What the task asks
Print the listing that follows, character for character.

-------- Given material

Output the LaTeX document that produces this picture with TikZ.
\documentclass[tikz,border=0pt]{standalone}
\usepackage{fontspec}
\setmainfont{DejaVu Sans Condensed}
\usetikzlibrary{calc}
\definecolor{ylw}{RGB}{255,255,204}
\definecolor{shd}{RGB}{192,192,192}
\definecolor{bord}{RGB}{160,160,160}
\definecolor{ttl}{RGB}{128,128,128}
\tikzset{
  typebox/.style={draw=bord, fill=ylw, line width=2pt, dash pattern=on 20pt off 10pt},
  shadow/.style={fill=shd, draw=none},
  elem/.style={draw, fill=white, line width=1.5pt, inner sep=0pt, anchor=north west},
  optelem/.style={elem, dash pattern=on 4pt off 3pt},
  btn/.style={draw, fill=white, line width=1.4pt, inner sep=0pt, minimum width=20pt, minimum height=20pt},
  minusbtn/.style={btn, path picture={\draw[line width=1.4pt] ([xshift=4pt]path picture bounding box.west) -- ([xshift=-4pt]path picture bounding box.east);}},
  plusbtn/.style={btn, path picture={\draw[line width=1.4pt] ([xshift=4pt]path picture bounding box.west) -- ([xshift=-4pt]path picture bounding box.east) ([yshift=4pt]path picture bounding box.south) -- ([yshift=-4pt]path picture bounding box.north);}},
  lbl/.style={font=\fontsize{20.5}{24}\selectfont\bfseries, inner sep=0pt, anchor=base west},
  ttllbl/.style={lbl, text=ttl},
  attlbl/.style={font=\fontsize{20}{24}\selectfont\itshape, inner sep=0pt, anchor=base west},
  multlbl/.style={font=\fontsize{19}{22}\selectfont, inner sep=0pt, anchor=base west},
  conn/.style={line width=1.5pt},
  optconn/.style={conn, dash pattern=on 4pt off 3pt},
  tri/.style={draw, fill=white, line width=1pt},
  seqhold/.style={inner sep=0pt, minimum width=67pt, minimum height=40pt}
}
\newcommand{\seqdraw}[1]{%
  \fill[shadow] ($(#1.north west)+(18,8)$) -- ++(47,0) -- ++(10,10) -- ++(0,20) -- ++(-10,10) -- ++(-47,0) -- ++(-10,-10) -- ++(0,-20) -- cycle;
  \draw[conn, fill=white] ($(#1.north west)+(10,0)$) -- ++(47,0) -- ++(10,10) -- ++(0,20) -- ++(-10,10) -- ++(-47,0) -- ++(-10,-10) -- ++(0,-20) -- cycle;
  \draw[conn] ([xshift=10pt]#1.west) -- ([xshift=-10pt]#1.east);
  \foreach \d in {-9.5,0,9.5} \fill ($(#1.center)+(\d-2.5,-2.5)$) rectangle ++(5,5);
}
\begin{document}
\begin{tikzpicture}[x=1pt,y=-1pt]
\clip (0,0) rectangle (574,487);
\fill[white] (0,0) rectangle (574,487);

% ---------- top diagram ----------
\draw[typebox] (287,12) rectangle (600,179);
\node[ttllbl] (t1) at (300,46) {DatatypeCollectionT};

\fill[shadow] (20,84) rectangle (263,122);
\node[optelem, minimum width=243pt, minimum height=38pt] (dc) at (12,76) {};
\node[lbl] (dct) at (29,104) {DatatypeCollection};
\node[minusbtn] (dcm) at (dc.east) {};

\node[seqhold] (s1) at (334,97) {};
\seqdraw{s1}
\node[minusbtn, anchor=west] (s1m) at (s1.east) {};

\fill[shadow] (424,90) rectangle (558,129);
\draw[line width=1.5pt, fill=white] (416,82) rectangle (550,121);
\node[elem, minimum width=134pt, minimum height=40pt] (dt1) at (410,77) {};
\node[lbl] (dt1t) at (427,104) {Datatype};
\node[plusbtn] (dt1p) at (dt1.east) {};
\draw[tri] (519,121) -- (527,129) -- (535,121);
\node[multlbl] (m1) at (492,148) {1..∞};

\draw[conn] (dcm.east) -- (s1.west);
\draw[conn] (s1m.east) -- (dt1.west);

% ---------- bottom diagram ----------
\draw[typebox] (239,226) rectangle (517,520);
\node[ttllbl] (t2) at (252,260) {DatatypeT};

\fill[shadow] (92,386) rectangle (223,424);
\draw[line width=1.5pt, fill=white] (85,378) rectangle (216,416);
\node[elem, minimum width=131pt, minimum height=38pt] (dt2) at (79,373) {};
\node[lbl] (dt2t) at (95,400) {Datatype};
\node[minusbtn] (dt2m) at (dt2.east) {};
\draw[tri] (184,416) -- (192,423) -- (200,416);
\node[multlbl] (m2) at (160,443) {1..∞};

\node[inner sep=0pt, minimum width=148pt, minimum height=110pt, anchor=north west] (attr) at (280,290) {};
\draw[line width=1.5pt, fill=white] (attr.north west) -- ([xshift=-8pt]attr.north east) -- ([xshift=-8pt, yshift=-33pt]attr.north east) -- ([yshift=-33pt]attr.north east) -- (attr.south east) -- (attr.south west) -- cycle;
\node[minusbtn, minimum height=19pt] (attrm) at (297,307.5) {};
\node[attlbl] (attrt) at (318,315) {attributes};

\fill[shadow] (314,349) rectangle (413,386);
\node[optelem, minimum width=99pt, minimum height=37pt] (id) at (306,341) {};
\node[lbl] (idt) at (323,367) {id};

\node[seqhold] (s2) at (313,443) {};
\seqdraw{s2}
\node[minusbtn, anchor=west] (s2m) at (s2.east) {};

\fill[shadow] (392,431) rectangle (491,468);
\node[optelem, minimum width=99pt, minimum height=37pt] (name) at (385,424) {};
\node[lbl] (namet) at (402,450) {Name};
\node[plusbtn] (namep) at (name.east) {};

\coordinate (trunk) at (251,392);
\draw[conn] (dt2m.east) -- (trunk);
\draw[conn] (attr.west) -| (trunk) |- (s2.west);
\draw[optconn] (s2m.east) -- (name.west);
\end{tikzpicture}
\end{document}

----------------

Final answer
Output the LaTeX document that produces this picture with TikZ.
\documentclass[tikz,border=0pt]{standalone}
\usepackage{fontspec}
\setmainfont{DejaVu Sans Condensed}
\usetikzlibrary{calc}
\definecolor{ylw}{RGB}{255,255,204}
\definecolor{shd}{RGB}{192,192,192}
\definecolor{bord}{RGB}{160,160,160}
\definecolor{ttl}{RGB}{128,128,128}
\tikzset{
  typebox/.style={draw=bord, fill=ylw, line width=2pt, dash pattern=on 20pt off 10pt},
  shadow/.style={fill=shd, draw=none},
  elem/.style={draw, fill=white, line width=1.5pt, inner sep=0pt, anchor=north west},
  optelem/.style={elem, dash pattern=on 4pt off 3pt},
  btn/.style={draw, fill=white, line width=1.4pt, inner sep=0pt, minimum width=20pt, minimum height=20pt},
  minusbtn/.style={btn, path picture={\draw[line width=1.4pt] ([xshift=4pt]path picture bounding box.west) -- ([xshift=-4pt]path picture bounding box.east);}},
  plusbtn/.style={btn, path picture={\draw[line width=1.4pt] ([xshift=4pt]path picture bounding box.west) -- ([xshift=-4pt]path picture bounding box.east) ([yshift=4pt]path picture bounding box.south) -- ([yshift=-4pt]path picture bounding box.north);}},
  lbl/.style={font=\fontsize{20.5}{24}\selectfont\bfseries, inner sep=0pt, anchor=base west},
  ttllbl/.style={lbl, text=ttl},
  attlbl/.style={font=\fontsize{20}{24}\selectfont\itshape, inner sep=0pt, anchor=base west},
  multlbl/.style={font=\fontsize{19}{22}\selectfont, inner sep=0pt, anchor=base west},
  conn/.style={line width=1.5pt},
  optconn/.style={conn, dash pattern=on 4pt off 3pt},
  tri/.style={draw, fill=white, line width=1pt},
  seqhold/.style={inner sep=0pt, minimum width=67pt, minimum height=40pt}
}
\newcommand{\seqdraw}[1]{%
  \fill[shadow] ($(#1.north west)+(18,8)$) -- ++(47,0) -- ++(10,10) -- ++(0,20) -- ++(-10,10) -- ++(-47,0) -- ++(-10,-10) -- ++(0,-20) -- cycle;
  \draw[conn, fill=white] ($(#1.north west)+(10,0)$) -- ++(47,0) -- ++(10,10) -- ++(0,20) -- ++(-10,10) -- ++(-47,0) -- ++(-10,-10) -- ++(0,-20) -- cycle;
  \draw[conn] ([xshift=10pt]#1.west) -- ([xshift=-10pt]#1.east);
  \foreach \d in {-9.5,0,9.5} \fill ($(#1.center)+(\d-2.5,-2.5)$) rectangle ++(5,5);
}
\begin{document}
\begin{tikzpicture}[x=1pt,y=-1pt]
\clip (0,0) rectangle (574,487);
\fill[white] (0,0) rectangle (574,487);

% ---------- top diagram ----------
\draw[typebox] (287,12) rectangle (600,179);
\node[ttllbl] (t1) at (300,46) {DatatypeCollectionT};

\fill[shadow] (20,84) rectangle (263,122);
\node[optelem, minimum width=243pt, minimum height=38pt] (dc) at (12,76) {};
\node[lbl] (dct) at (29,104) {DatatypeCollection};
\node[minusbtn] (dcm) at (dc.east) {};

\node[seqhold] (s1) at (334,97) {};
\seqdraw{s1}
\node[minusbtn, anchor=west] (s1m) at (s1.east) {};

\fill[shadow] (424,90) rectangle (558,129);
\draw[line width=1.5pt, fill=white] (416,82) rectangle (550,121);
\node[elem, minimum width=134pt, minimum height=40pt] (dt1) at (410,77) {};
\node[lbl] (dt1t) at (427,104) {Datatype};
\node[plusbtn] (dt1p) at (dt1.east) {};
\draw[tri] (519,121) -- (527,129) -- (535,121);
\node[multlbl] (m1) at (492,148) {1..∞};

\draw[conn] (dcm.east) -- (s1.west);
\draw[conn] (s1m.east) -- (dt1.west);

% ---------- bottom diagram ----------
\draw[typebox] (239,226) rectangle (517,520);
\node[ttllbl] (t2) at (252,260) {DatatypeT};

\fill[shadow] (92,386) rectangle (223,424);
\draw[line width=1.5pt, fill=white] (85,378) rectangle (216,416);
\node[elem, minimum width=131pt, minimum height=38pt] (dt2) at (79,373) {};
\node[lbl] (dt2t) at (95,400) {Datatype};
\node[minusbtn] (dt2m) at (dt2.east) {};
\draw[tri] (184,416) -- (192,423) -- (200,416);
\node[multlbl] (m2) at (160,443) {1..∞};

\node[inner sep=0pt, minimum width=148pt, minimum height=110pt, anchor=north west] (attr) at (280,290) {};
\draw[line width=1.5pt, fill=white] (attr.north west) -- ([xshift=-8pt]attr.north east) -- ([xshift=-8pt, yshift=-33pt]attr.north east) -- ([yshift=-33pt]attr.north east) -- (attr.south east) -- (attr.south west) -- cycle;
\node[minusbtn, minimum height=19pt] (attrm) at (297,307.5) {};
\node[attlbl] (attrt) at (318,315) {attributes};

\fill[shadow] (314,349) rectangle (413,386);
\node[optelem, minimum width=99pt, minimum height=37pt] (id) at (306,341) {};
\node[lbl] (idt) at (323,367) {id};

\node[seqhold] (s2) at (313,443) {};
\seqdraw{s2}
\node[minusbtn, anchor=west] (s2m) at (s2.east) {};

\fill[shadow] (392,431) rectangle (491,468);
\node[optelem, minimum width=99pt, minimum height=37pt] (name) at (385,424) {};
\node[lbl] (namet) at (402,450) {Name};
\node[plusbtn] (namep) at (name.east) {};

\coordinate (trunk) at (251,392);
\draw[conn] (dt2m.east) -- (trunk);
\draw[conn] (attr.west) -| (trunk) |- (s2.west);
\draw[optconn] (s2m.east) -- (name.west);
\end{tikzpicture}
\end{document}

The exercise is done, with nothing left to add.